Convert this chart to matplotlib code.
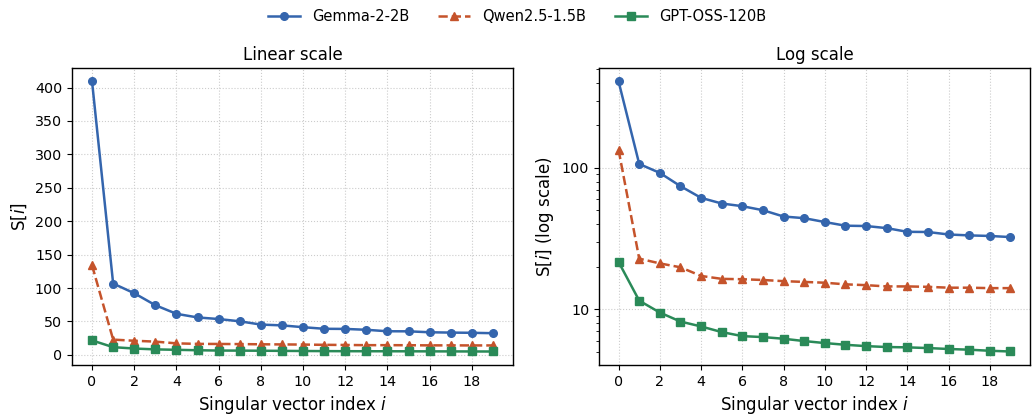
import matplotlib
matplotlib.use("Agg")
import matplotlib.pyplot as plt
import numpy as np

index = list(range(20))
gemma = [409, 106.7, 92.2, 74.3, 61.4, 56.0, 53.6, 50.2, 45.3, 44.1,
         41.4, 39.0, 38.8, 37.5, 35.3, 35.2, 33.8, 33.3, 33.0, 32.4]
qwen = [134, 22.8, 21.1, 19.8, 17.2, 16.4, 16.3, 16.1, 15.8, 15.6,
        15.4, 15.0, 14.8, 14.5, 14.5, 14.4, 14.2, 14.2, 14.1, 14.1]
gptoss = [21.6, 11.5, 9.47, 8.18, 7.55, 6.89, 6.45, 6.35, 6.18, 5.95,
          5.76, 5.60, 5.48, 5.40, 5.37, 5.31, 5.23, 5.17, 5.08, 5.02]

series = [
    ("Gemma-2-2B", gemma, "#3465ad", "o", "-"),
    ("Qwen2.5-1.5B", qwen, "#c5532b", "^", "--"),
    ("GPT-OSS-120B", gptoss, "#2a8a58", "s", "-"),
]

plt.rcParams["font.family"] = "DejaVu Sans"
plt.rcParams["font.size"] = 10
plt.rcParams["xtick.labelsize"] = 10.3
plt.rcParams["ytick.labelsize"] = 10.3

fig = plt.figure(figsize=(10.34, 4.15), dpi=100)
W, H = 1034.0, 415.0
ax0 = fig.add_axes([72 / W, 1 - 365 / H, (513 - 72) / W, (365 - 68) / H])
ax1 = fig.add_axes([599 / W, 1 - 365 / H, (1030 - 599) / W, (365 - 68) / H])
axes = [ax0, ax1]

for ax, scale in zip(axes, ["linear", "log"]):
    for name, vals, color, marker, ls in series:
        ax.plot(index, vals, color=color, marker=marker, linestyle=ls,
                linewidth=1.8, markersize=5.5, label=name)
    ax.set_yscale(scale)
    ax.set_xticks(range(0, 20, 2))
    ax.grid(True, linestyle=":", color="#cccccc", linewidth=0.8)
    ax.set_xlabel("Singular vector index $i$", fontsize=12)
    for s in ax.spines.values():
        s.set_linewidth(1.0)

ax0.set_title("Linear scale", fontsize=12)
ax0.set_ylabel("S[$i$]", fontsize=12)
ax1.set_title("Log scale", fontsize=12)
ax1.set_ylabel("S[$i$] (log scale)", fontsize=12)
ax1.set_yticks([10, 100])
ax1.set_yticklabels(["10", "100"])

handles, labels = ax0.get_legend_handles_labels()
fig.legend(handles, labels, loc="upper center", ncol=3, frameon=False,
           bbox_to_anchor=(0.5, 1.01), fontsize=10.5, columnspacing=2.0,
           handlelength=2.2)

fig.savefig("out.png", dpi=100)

***

GIVEN EXERCISE:
Up to and including the line with "import numpy as np", copy the data above from its first line. Skip pictures.

RESPONSE TO THE EXERCISE:
Convert this chart to matplotlib code.
import matplotlib
matplotlib.use("Agg")
import matplotlib.pyplot as plt
import numpy as np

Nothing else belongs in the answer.